**Task to carry out**: Your output must be the lines below from the line containing "Clone this chart in Bokeh." to the line containing "from bokeh.resources import INLINE", both lines included, reproduced exactly and without pictures.

-- START OF Given records --

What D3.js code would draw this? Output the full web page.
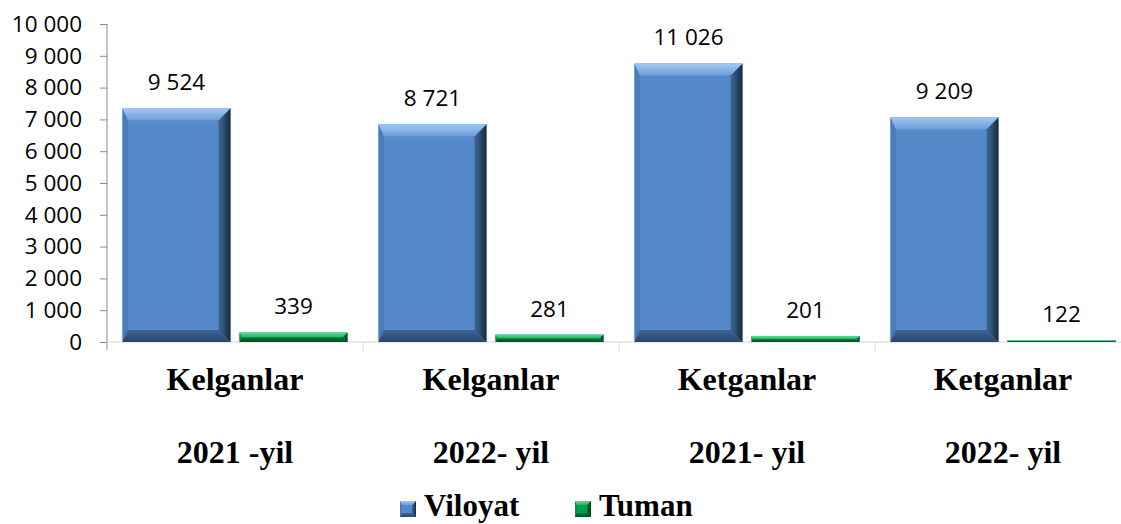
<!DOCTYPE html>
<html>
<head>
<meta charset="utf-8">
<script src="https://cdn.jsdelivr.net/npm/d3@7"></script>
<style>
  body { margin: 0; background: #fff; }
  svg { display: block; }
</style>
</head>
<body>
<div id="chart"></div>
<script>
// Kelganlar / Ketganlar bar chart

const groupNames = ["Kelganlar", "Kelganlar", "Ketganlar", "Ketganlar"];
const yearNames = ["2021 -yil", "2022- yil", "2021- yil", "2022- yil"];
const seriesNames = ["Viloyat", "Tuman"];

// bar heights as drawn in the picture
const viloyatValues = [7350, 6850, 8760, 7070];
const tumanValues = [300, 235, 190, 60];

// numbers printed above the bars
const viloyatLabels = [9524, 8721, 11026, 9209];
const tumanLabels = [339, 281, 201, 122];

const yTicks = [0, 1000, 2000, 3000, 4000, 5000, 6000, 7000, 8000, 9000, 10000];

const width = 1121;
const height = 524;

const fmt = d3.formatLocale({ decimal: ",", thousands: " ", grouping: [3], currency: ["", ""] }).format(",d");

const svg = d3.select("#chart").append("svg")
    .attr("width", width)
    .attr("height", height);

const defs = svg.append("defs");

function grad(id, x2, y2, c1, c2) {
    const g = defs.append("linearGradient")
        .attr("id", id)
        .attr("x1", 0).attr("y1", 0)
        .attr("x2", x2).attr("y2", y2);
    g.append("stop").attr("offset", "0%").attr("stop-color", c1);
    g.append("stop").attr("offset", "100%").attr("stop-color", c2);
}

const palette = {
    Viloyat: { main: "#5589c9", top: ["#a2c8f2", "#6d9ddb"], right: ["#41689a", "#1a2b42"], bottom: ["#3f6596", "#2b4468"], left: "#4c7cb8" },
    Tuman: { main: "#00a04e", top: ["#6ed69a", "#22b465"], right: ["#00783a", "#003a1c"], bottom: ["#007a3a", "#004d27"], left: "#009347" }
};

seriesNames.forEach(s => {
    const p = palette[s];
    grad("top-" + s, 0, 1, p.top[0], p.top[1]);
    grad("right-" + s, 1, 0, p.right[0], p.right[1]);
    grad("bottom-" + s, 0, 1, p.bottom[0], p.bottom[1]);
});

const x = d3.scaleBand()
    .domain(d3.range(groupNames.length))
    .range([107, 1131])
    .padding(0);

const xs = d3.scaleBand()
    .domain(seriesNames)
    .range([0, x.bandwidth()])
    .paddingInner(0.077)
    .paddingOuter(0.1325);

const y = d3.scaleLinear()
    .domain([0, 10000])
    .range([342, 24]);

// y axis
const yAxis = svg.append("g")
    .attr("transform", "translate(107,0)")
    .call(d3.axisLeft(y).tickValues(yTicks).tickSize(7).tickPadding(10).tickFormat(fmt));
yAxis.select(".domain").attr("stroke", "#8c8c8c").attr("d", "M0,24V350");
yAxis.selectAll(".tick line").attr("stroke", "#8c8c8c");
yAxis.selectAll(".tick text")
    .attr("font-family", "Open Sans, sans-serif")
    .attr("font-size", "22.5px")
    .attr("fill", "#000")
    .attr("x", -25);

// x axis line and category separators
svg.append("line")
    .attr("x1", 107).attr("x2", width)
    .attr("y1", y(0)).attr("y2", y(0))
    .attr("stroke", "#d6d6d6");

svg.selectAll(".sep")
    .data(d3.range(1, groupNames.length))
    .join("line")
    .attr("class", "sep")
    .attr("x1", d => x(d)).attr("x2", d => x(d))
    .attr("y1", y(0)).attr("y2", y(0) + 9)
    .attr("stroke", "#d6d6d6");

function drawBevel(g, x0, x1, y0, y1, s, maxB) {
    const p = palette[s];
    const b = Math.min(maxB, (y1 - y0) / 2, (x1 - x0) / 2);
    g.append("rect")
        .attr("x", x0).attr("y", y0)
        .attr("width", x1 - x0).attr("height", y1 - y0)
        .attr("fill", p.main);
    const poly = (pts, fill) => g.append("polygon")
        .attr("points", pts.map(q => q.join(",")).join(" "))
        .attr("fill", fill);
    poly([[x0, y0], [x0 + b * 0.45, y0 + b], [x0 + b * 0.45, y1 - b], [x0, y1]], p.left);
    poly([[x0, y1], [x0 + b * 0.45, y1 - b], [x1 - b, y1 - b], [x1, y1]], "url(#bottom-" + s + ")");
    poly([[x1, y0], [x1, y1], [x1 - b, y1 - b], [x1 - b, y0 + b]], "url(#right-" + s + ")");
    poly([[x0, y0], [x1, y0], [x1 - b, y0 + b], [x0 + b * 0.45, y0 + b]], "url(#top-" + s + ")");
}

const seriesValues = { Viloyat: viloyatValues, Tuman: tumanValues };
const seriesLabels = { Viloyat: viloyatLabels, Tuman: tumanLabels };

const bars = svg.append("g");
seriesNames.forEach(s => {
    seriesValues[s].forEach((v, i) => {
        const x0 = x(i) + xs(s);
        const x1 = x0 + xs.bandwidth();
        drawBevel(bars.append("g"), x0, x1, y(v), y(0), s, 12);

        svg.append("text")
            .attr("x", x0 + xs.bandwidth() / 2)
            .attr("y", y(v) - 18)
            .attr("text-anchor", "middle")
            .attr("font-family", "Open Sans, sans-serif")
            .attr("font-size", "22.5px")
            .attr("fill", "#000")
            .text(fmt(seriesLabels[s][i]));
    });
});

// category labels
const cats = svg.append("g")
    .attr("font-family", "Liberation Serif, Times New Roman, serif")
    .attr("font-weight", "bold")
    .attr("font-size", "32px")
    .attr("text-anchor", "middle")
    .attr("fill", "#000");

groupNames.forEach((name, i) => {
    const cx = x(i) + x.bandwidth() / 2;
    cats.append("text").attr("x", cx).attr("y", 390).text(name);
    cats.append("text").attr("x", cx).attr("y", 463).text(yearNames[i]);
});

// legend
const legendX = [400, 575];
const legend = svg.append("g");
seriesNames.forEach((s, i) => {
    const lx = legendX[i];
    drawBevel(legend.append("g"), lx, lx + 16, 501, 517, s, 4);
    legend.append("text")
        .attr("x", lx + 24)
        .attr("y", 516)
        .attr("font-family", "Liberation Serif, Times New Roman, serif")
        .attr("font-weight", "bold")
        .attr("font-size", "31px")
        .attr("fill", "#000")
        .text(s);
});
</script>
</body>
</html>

-- END OF Given records --
-- START OF Given records --

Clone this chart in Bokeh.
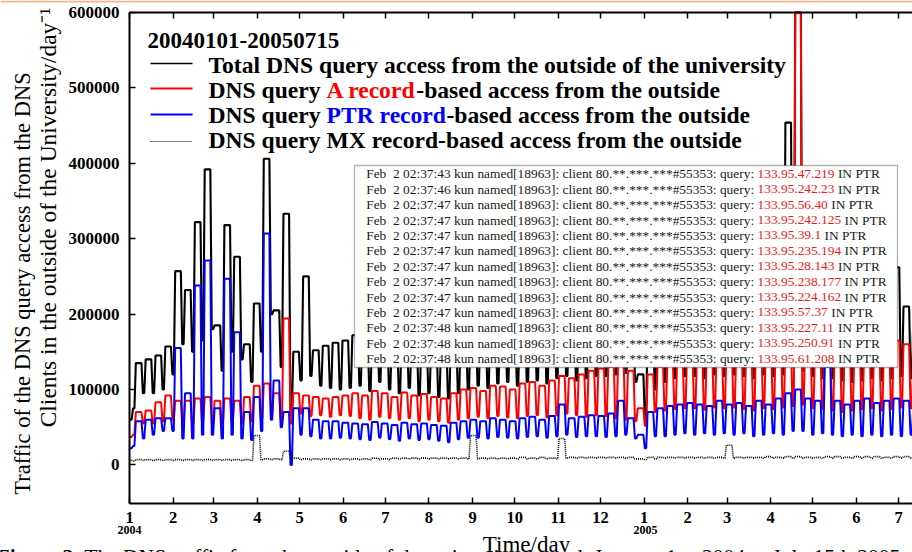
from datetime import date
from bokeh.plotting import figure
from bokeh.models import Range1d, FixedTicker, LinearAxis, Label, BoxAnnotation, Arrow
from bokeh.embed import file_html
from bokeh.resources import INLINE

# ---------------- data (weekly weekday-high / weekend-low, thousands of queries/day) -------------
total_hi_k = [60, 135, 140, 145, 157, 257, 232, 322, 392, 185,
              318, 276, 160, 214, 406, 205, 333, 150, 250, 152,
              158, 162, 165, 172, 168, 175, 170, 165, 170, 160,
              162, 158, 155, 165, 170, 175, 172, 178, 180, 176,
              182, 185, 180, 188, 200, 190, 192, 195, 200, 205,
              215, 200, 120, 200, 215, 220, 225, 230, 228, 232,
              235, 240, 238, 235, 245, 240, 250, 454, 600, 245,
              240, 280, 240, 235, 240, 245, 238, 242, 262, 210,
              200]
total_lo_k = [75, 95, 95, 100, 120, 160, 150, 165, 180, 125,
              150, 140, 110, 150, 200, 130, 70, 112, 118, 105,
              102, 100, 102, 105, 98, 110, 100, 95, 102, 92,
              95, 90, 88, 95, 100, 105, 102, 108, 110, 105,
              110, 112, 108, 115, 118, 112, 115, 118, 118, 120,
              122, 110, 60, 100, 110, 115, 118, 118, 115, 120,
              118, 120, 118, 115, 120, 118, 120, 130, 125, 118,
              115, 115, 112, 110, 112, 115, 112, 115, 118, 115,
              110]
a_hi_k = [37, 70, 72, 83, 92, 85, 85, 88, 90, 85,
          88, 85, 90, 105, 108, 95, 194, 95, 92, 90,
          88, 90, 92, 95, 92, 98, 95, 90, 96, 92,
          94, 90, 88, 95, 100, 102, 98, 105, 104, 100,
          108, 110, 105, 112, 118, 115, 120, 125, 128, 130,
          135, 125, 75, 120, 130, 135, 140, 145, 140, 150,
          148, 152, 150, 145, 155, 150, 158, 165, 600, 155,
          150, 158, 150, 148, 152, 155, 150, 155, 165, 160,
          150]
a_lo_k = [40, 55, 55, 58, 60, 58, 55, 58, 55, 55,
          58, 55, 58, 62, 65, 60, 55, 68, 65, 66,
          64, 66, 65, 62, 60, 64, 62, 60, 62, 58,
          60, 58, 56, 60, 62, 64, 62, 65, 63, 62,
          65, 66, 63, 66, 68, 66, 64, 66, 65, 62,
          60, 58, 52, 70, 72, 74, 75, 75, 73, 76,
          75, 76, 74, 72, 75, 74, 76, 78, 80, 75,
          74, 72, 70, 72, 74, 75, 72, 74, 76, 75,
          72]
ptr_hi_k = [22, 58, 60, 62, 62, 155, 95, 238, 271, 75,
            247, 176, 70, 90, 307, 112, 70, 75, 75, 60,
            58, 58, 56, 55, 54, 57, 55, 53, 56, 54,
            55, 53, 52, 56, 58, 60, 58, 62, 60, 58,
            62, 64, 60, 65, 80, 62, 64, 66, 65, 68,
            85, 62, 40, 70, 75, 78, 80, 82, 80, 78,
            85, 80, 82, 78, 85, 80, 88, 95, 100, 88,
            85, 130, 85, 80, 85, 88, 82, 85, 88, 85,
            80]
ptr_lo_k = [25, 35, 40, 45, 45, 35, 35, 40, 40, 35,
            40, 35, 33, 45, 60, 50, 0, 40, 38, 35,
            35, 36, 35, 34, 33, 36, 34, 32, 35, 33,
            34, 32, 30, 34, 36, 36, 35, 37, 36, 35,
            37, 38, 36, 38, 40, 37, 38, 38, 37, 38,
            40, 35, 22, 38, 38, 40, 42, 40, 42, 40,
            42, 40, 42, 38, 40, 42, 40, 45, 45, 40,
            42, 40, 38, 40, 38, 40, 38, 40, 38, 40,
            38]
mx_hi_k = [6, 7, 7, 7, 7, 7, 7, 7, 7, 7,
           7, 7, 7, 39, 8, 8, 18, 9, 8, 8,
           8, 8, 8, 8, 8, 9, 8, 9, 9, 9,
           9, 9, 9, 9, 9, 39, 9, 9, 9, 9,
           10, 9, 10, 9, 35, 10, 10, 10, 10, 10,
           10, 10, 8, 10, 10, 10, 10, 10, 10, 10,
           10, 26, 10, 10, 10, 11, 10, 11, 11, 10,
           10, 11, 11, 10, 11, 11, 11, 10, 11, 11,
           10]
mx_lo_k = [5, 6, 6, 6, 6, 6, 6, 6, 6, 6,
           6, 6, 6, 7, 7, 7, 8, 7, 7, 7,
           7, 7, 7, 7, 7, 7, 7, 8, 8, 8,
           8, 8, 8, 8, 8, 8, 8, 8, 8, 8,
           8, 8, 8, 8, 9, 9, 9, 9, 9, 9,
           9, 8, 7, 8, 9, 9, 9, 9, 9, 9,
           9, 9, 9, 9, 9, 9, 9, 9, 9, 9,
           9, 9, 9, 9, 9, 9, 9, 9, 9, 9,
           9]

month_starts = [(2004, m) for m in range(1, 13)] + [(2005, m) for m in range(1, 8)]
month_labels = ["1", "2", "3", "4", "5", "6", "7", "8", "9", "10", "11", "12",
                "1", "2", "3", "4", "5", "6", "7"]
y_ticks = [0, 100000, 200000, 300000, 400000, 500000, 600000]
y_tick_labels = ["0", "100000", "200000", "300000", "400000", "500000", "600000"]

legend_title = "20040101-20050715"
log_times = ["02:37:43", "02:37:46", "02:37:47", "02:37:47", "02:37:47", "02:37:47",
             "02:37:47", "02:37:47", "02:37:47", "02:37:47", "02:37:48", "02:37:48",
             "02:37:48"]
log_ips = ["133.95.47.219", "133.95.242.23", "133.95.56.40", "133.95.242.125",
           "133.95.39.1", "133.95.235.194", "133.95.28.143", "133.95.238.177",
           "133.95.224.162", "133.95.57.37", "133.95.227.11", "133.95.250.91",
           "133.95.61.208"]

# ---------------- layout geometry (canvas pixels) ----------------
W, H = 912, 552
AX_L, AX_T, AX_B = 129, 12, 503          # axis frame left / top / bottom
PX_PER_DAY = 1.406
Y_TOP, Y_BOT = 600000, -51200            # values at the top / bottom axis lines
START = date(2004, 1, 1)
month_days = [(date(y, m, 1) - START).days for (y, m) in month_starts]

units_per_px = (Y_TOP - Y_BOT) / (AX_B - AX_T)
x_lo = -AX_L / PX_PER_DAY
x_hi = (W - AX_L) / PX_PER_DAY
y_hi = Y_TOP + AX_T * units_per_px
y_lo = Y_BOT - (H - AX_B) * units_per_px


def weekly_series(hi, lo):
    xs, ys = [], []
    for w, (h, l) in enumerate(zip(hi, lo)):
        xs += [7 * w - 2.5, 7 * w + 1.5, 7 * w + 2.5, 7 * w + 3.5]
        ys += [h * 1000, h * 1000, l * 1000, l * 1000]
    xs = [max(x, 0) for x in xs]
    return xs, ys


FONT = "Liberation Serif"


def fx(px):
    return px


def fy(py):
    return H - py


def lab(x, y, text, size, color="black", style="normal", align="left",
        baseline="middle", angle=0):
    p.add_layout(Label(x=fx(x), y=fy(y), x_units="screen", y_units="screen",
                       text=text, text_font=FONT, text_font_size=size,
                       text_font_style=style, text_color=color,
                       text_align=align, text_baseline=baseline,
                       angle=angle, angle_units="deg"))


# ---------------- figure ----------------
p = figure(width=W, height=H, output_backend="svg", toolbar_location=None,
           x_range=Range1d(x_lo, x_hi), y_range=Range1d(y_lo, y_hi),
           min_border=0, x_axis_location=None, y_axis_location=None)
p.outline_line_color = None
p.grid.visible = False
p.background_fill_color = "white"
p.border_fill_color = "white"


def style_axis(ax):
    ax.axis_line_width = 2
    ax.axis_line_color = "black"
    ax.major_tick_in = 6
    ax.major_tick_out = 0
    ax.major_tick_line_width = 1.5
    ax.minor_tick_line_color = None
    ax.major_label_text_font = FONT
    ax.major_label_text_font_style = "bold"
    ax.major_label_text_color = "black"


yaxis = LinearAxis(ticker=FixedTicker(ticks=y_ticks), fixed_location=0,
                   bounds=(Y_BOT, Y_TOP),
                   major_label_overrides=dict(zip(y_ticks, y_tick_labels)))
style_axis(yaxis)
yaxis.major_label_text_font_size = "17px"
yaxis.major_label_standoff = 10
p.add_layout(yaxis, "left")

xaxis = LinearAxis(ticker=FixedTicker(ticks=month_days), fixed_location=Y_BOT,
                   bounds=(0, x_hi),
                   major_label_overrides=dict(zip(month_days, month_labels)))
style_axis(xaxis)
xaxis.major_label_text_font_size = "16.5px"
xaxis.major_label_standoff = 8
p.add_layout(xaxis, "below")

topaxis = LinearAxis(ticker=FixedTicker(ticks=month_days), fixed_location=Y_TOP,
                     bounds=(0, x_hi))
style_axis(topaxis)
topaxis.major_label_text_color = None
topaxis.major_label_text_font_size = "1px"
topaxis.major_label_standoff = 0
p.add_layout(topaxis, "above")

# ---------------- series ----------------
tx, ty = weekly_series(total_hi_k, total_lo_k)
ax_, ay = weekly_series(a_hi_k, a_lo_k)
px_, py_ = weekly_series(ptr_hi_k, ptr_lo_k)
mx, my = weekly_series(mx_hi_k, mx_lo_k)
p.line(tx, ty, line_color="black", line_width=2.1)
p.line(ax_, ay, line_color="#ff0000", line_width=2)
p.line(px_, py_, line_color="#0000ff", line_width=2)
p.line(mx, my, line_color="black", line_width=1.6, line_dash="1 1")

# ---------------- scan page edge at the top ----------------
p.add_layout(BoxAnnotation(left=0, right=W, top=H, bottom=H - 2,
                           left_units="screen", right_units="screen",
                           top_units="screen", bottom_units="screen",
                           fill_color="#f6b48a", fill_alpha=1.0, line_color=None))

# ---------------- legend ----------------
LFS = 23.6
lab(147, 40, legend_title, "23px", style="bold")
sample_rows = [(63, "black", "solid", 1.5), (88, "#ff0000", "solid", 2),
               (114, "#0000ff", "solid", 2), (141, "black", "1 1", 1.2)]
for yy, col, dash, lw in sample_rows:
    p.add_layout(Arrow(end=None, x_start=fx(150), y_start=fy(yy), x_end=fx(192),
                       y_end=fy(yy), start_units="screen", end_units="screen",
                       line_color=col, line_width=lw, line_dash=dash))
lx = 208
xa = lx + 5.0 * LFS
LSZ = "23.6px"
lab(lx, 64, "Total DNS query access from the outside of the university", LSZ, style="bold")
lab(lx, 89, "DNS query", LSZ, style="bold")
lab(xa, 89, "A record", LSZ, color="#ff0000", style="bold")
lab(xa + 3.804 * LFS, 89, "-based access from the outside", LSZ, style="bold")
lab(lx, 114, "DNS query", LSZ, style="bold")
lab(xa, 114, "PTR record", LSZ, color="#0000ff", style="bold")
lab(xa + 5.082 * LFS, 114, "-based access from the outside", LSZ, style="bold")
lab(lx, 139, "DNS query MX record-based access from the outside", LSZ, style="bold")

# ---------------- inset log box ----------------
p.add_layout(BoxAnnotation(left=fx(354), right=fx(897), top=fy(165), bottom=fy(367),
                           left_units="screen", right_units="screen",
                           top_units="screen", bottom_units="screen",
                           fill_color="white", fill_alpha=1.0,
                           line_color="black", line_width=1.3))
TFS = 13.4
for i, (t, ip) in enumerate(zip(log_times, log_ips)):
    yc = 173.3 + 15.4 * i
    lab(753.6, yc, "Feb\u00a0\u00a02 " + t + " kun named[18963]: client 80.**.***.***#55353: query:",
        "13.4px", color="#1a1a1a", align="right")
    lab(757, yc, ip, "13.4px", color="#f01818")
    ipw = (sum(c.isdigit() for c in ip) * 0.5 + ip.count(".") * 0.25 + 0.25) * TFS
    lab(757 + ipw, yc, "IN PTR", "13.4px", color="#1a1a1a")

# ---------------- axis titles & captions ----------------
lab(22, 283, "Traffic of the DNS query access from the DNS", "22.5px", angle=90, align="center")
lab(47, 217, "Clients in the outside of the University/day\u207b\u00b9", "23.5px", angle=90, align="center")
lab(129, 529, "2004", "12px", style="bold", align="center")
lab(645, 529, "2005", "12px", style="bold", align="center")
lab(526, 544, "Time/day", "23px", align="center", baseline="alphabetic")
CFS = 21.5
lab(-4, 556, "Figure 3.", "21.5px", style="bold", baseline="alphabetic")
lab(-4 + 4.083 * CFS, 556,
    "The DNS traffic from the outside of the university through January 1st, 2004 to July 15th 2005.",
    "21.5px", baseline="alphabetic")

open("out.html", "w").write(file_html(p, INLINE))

-- END OF Given records --

**Problem solution**:
Clone this chart in Bokeh.
from datetime import date
from bokeh.plotting import figure
from bokeh.models import Range1d, FixedTicker, LinearAxis, Label, BoxAnnotation, Arrow
from bokeh.embed import file_html
from bokeh.resources import INLINE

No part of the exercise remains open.